The pipeline can be broken up into different layers to specify convention for how data is processed. This convention makes it easier to collaborate with other team members because everyone has an idea of what type of data cleaning or processing has happened. It also makes it easier to collaborate with yourself in future because it makes your data easier to reproduce if you have done something wrong. You can read more about the Data Engineering Convention that we use.

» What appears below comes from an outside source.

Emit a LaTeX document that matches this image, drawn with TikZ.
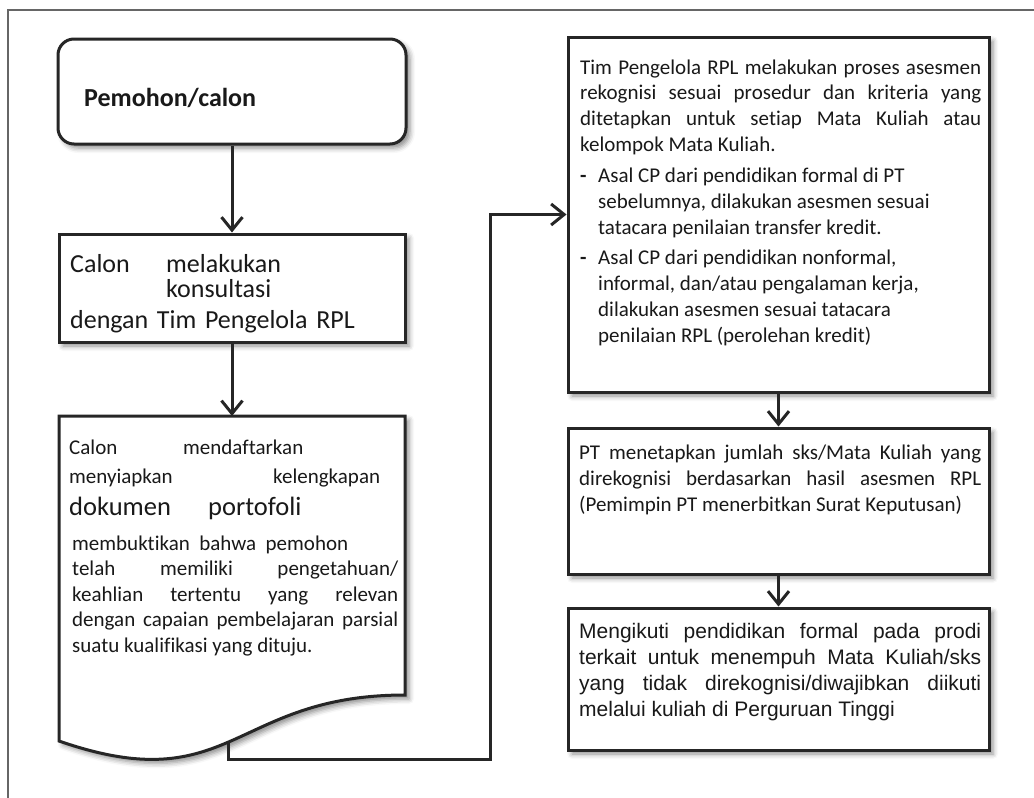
\documentclass[tikz,border=0pt]{standalone}
\usepackage{fontspec}
\setmainfont{Carlito}[Ligatures=NoCommon]
\newfontfamily\arialfont{Liberation Sans}
\usetikzlibrary{arrows.meta,calc,shadows.blur}

\newcommand{\fsz}[2]{\fontsize{#1}{#2}\selectfont\lineskiplimit=-100pt\relax}

\begin{document}
\begin{tikzpicture}[x=1pt, y=-1pt, >={Straight Barb[length=13pt,width=21pt]}]
\tikzstyle{box}=[draw=black!85, line width=3pt, fill=white, inner sep=0pt,
  blur shadow={shadow xshift=4pt, shadow yshift=-4pt, shadow blur radius=5pt, shadow opacity=45}]
\tikzstyle{txt}=[inner sep=0pt, anchor=base west, align=justify, text=black!90]
\tikzstyle{conn}=[->, line width=3pt, draw=black!85]

\useasboundingbox (0,0) rectangle (1034,798);
% frame
\draw[line width=2.5pt, black!60] (8,798) -- (8,10) -- (1034,10);

% left column
\node[box, rounded corners=16pt, minimum width=348pt, minimum height=105pt] (b1) at (232,91.5) {};
\node[box, minimum width=346pt, minimum height=108pt] (b2) at (232,288) {};
\draw[box] (59,416) -- (405,416) -- (405,695) .. controls (232,695) and (232,801) .. (59,741) -- cycle;
\coordinate (b3n) at (232,416);
\coordinate (b3s) at (228,741);

% right column
\node[box, minimum width=421pt, minimum height=355pt] (b4) at (778.5,214.5) {};
\node[box, minimum width=421pt, minimum height=146pt] (b5) at (778.5,501) {};
\node[box, minimum width=421pt, minimum height=142pt] (b6) at (778.5,679) {};

% texts
\node[txt, font=\fsz{26}{30}\bfseries] (t1) at (84,106) {Pemohon/calon};
\node[txt, text width=300pt, align=left, font=\fsz{26}{25}] (t2) at (70,272)
  {\makebox[96pt][l]{Calon}melakukan\\ \hspace*{96pt}konsultasi\\[6pt]
   \makebox[294pt][s]{dengan Tim Pengelola RPL}};
\node[txt, text width=330pt, align=left, font=\fsz{21}{29}] (t3a) at (69,454)
  {\makebox[114pt][l]{Calon}mendaftarkan\\ \makebox[204pt][l]{menyiapkan}kelengkapan};
\node[txt, font=\fsz{26.5}{30}] (t3b) at (69,515) {\makebox[139pt][l]{dokumen}portofoli};
\node[txt, text width=326pt, font=\fsz{21}{25.5}] (t3c) at (72,550)
  {\makebox[276pt][s]{membuktikan bahwa pemohon}\\
   telah memiliki pengetahuan/\linebreak
   keahlian tertentu yang relevan\linebreak
   dengan capaian pembelajaran parsial\linebreak
   suatu kualifikasi yang dituju.};
\node[txt, text width=401pt, font=\fsz{21}{25.7}] (t4) at (580,74)
  {Tim Pengelola RPL melakukan proses asesmen\linebreak
   rekognisi sesuai prosedur dan kriteria yang\linebreak
   ditetapkan untuk setiap Mata Kuliah atau\linebreak
   kelompok Mata Kuliah.\\[6pt]
   \makebox[18pt][l]{\textbf{-}}Asal CP dari pendidikan formal di PT\\
   \hspace*{18pt}sebelumnya, dilakukan asesmen sesuai\\
   \hspace*{18pt}tatacara penilaian transfer kredit.\\[5pt]
   \makebox[18pt][l]{\textbf{-}}Asal CP dari pendidikan nonformal,\\
   \hspace*{18pt}informal, dan/atau pengalaman kerja,\\
   \hspace*{18pt}dilakukan asesmen sesuai tatacara\\
   \hspace*{18pt}penilaian RPL (perolehan kredit)};
\node[txt, text width=402pt, font=\fsz{21}{26}] (t5) at (579,459)
  {PT menetapkan jumlah sks/Mata Kuliah yang\linebreak
   direkognisi berdasarkan hasil asesmen RPL\linebreak
   (Pemimpin PT menerbitkan Surat Keputusan)};
\node[txt, text width=402pt, font=\arialfont\fsz{21}{26.3}] (t6) at (579,638)
  {Mengikuti pendidikan formal pada prodi\linebreak
   terkait untuk menempuh Mata Kuliah/sks\linebreak
   yang tidak direkognisi/diwajibkan diikuti\linebreak
   melalui kuliah di Perguruan Tinggi};

% connectors
\draw[conn] (b1) -- (b2);
\draw[conn] (b2) -- (b3n);
\draw[conn] (b3s) -- ++(0,18) -| ([xshift=-76pt]b4.west) -- (b4.west);
\draw[conn] (b4) -- (b5);
\draw[conn] (b5) -- (b6);
\end{tikzpicture}
\end{document}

Kedro-Viz makes it easy to visualise these data processing stages by adding a layer attribute to the datasets in the Data Catalog. We will be modifying catalog.yml with the following:

companies:
  type: pandas.CSVDataSet
  filepath: data/01_raw/companies.csv
  layer: raw

reviews:
  type: pandas.CSVDataSet
  filepath: data/01_raw/reviews.csv
  layer: raw

shuttles:
  type: kedro_tutorial.io.xls_local.ExcelLocalDataSet
  filepath: data/01_raw/shuttles.xlsx
  layer: raw

preprocessed_companies:
  type: pandas.CSVDataSet
  filepath: data/02_intermediate/preprocessed_companies.csv
  layer: intermediate

preprocessed_shuttles:
  type: pandas.CSVDataSet
  filepath: data/02_intermediate/preprocessed_shuttles.csv
  layer: intermediate

master_table:
  type: pandas.CSVDataSet
  filepath: data/03_primary/master_table.csv
  layer: primary

regressor:
  type: pickle.PickleDataSet
  filepath: data/06_models/regressor.pickle
  versioned: true
  layer: models

Run kedro-viz again with kedro viz and observe how your visualisation has changed to accommodate the data processing stages as seen in the image below:

../_images/pipeline_visualisation_with_layers.png

Share a pipeline

Visualisations from Kedro-Viz are made shareable by using functionality that allows you to save the visualisation as a JSON file.

To save a visualisation, run:

kedro viz --save-file my_shareable_pipeline.json

This command will save a pipeline visualisation of your primary __default__ pipeline as a JSON file called my_shareable_pipeline.json.

To visualise a saved pipeline, run:

kedro viz --load-file my_shareable_pipeline.json

And this will visualise the pipeline visualisation saved as my_shareable_pipeline.json.